Orange is the New Black was ending when Michael saw the first tweets:
Michael: “Someone got shot at the rally downtown.”
Me: “Someone?”
Michael: “I think it was a cop. Or two.”
Me: “Oh god, this is going to be ugly.”
We spent the next few hours on Twitter and eventually started watching Facebook livestreams on the TV.
The Black Lives Matter march in downtown Dallas ended with a sniper firing into the crowd. All of the Dallas media outlets had a presence downtown, and everyone in the march had a smartphone, so we immediately got footage of the chaos.
It was like watching one of those “found footage” disaster movies – There were videos of gunshots, screaming crowds, and fallen policemen. But the live footage prompted more questions: How many people were dead? One sniper or three? Someone mentioned bombs. Are there really bombs? Are my new coworkers from the newspaper okay?
The local TV stations had to scramble to keep up with the pace of social media. At one point, a local news anchor just pulled up Tweetdeck and started reading tweets.
Your access to information depended on the strength of your Twitter lists, and it was apparent that the traditional TV outlets were hopelessly behind.
National broadcasters were even worse.
The Man with the Rifle
At one point, the Dallas Police Department tweeted a picture of a “person of interest.” The picture was a young black man holding a rifle while marching.
The picture immediately raised red flags because the police said that the sniper fired from a building (not the street). Also, people who legally open-carry don’t typically start firing at cops.
Within minutes, we confirmed that the police suspect was not the shooter – The Dallas Morning News posted a video which clearly showed this man among the crowd during the shooting. A girl then uploaded a video of the man with the rifle walking behind her during the entire march.
He was clearly not the shooter, but TV stations like CNN kept reporting the man’s photo long afterward. People on Twitter became concerned that he would be mistaken as the shooter and killed.
It turns out that the man with the rifle did the sensible thing – he handed his rifle to a cop and turned himself in. The ironic thing was that in this event, having a rifle actually endangered his life by making him look like a criminal.
Livestreaming Crime
The march was in response to the shootings of Philando Castile in Minnesota and Alton Sterling in Baton Rouge.
People across the country were outraged, and Beyonce even crashed a congressional locator site by referring too much traffic.
The Baton Rouge killing was similar to the many other police shootings that we’ve seen recently – a grainy video of police killing a black man. (Although a far more graphic video came out later.)

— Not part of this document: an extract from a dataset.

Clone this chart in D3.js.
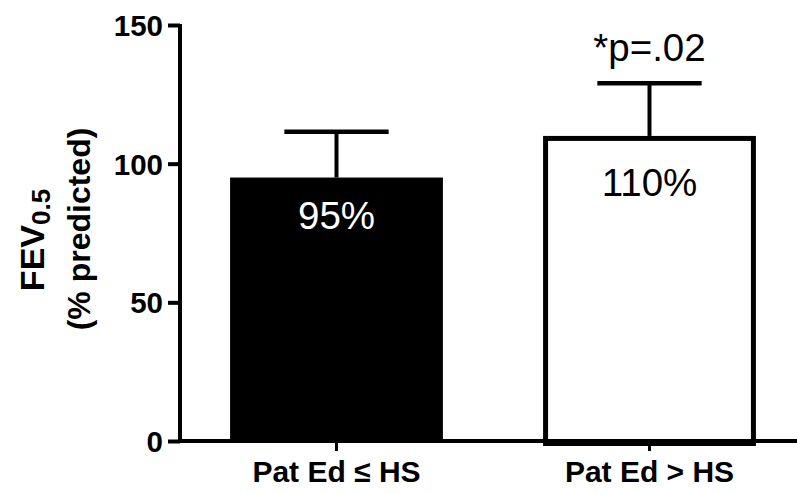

The Minnesota video was different because it was gory 10-minute Facebook livestream narrated by Philando Castile’s girlfriend as he died. The livestream resulted in spontaneous protests in the Twin Cities and a swift response from Minnesota governor Mark Dayton. The governor surprisingly threw the police under the bus, but probably prevented a riot.

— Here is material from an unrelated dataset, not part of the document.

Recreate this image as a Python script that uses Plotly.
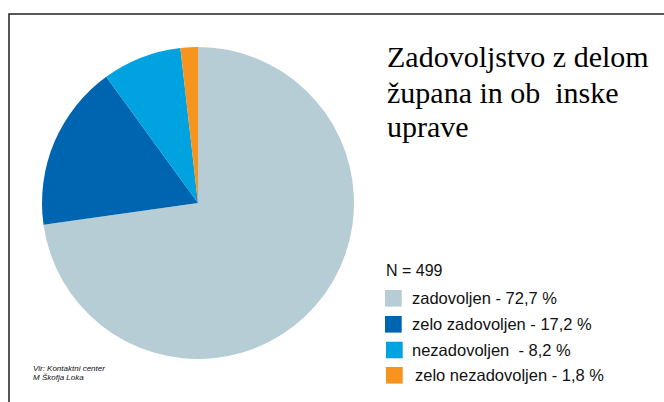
import plotly.graph_objects as go

categories = ["zadovoljen", "zelo zadovoljen", "nezadovoljen", "zelo nezadovoljen"]
values = [72.7, 17.2, 8.2, 1.8]
legend_labels = ["zadovoljen - 72,7 %", "zelo zadovoljen - 17,2 %",
                 "nezadovoljen  - 8,2 %", "zelo nezadovoljen - 1,8 %"]
colors = ["#B6CDD5", "#0065B1", "#00A3DF", "#F7941D"]
title_lines = ["Zadovoljstvo z delom", "župana in ob  inske", "uprave"]
n_text = "N = 499"
source_lines = ["Vir: Kontaktni center", "M Škofja Loka"]

W, H = 664, 402
def px(x): return x / W
def py(y): return 1 - y / H

fig = go.Figure(go.Pie(
    labels=categories, values=values, sort=False, direction="clockwise",
    rotation=0, textinfo="none", hoverinfo="label+percent",
    marker=dict(colors=colors, line=dict(width=0)),
    domain=dict(x=[px(42), px(354)], y=[py(359), py(47)]),
    showlegend=False,
))

shapes = [dict(type="rect", xref="paper", yref="paper",
               x0=px(9), x1=px(720), y0=py(440), y1=py(14),
               line=dict(color="#222222", width=1.5), fillcolor="rgba(0,0,0,0)")]
annotations = []

# title
title_y = [57, 92, 126]
for t, yy in zip(title_lines, title_y):
    annotations.append(dict(text=t, xref="paper", yref="paper", x=px(385), y=py(yy),
                            xanchor="left", yanchor="middle", showarrow=False,
                            font=dict(family="Liberation Serif", size=30, color="#000000")))

annotations.append(dict(text=n_text, xref="paper", yref="paper", x=px(384), y=py(270),
                        xanchor="left", yanchor="middle", showarrow=False,
                        font=dict(family="Liberation Sans", size=16, color="#111111")))

row_y = [298.3, 324.3, 350, 375.3]
box_x = [385, 385, 386, 386]
text_x = [410, 410, 410, 413]
for lab, c, yy, bx, tx in zip(legend_labels, colors, row_y, box_x, text_x):
    shapes.append(dict(type="rect", xref="paper", yref="paper",
                       x0=px(bx), x1=px(bx + 16.7), y0=py(yy + 8.3), y1=py(yy - 8.3),
                       line=dict(width=0), fillcolor=c))
    annotations.append(dict(text=lab, xref="paper", yref="paper", x=px(tx), y=py(yy),
                            xanchor="left", yanchor="middle", showarrow=False,
                            font=dict(family="Liberation Sans", size=16.5, color="#111111")))

for s, yy in zip(source_lines, [368, 377.5]):
    annotations.append(dict(text="<i>" + s + "</i>", xref="paper", yref="paper", x=px(31), y=py(yy),
                            xanchor="left", yanchor="middle", showarrow=False,
                            font=dict(family="Liberation Sans", size=8, color="#111111")))

fig.update_layout(width=W, height=H, margin=dict(l=0, r=0, t=0, b=0),
                  paper_bgcolor="white", plot_bgcolor="white",
                  shapes=shapes, annotations=annotations)

fig.write_html("out.html", config={"displayModeBar": False},
               post_script="document.body.style.margin='0';")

Livestreaming also played an important role in the Dallas shootings.
Facebook livestreaming had a weird cyclical effect here: A Facebook livestream of a police shooting in Minnesota prompts a protest and mass shooting in Dallas that also gets livestreamed. The network’s violent content produces more violent content.
It’s strange, self-perpetuating cycle which bypasses media outlets, commentators, and common sense.
Hopefully it’s a cycle that doesn’t continue.